À l'ère du numérique, les partages et les commentaires du public sur les réseaux sociaux et sous le coup de l'émotion, participent à la fabrication du contenu. Sans parler des influenceurs qui ne s’embarrassent pas à cacher leurs émotions et concurrencent les journalistes. Le tout diffusé sous une loi algorithmique qui exploite les émotions, les valeurs et l’identité des lecteurs pour orienter vers eux le contenu journalistique.

En 2019 déjà, dans un numéro spécial de Digital Journalism intitulé « Algorithmes, automatisation et actualités », il est fait mention de XX Lind qui déclarait que « Pour continuer à exister ‘en dehors de ce que nous pouvons attendre des robots’, les journalistes seront contraints, par les algorithmes, de réfléchir davantage à la définition de leurs principales capacités humaines, telles que le développement de l'intelligence émotionnelle et sociale, de la curiosité, l’authenticité, l’humilité, l’empathie et la capacité de devenir de meilleurs auditeurs, collaborateurs et apprenants ».
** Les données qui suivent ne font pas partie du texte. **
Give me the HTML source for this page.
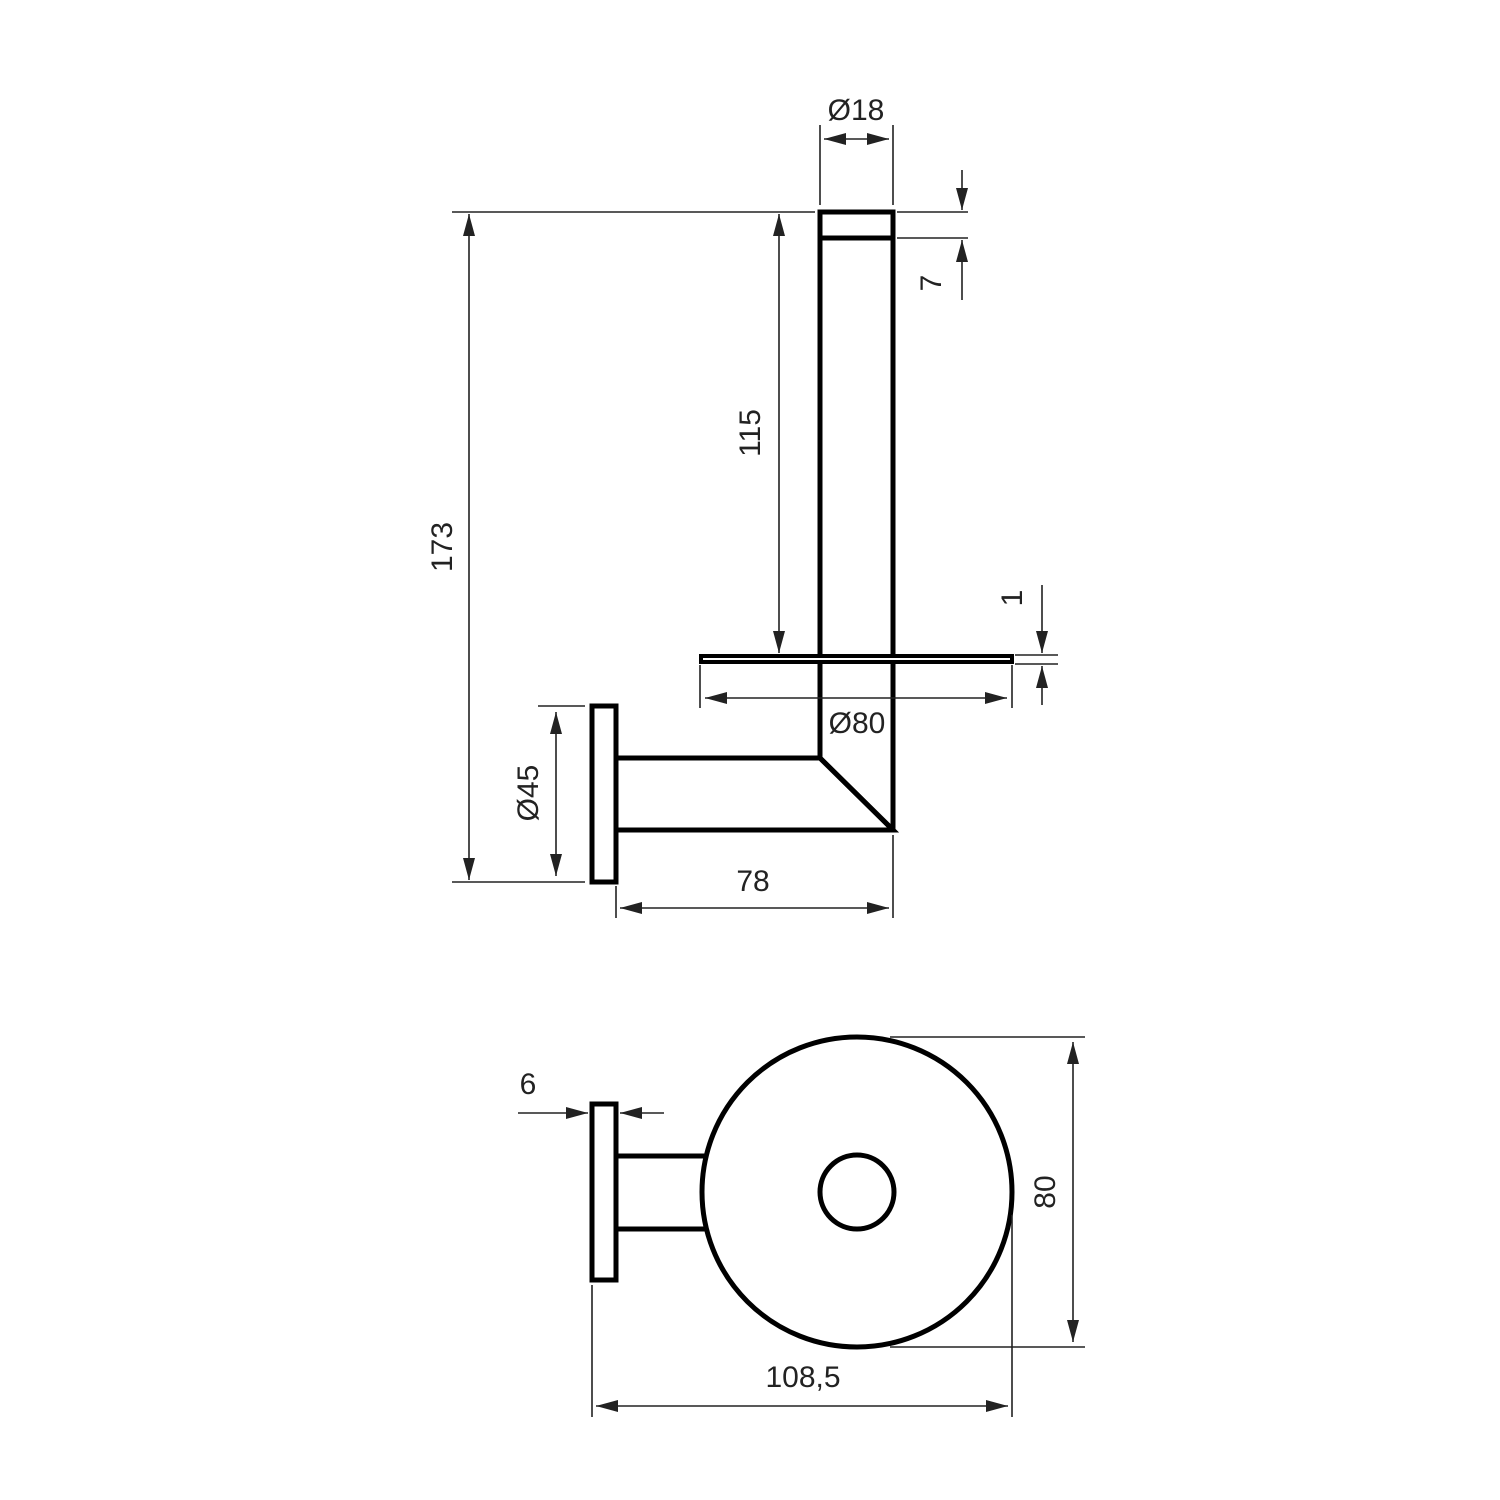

Pour que le journalisme tire parti des émotions sans sacrifier son intégrité, un équilibre entre l'exactitude des faits et l'expression émotionnelle est donc nécessaire. Cela implique de reconnaître que l'émotion peut coexister avec une présentation rigoureuse des faits. Elle présente à la fois des opportunités pour renouveler le lien avec le public et des défis pour préserver l'objectivité et l’intégrité.

Pourtant, sans nier la valeur des faits, en prenant sa responsabilité sur le traitement émotionnel, le journaliste, devenu ainsi pleinement humain, ne se rapprocherait-il pas de son public... condition sine qua non pour gagner sa confiance?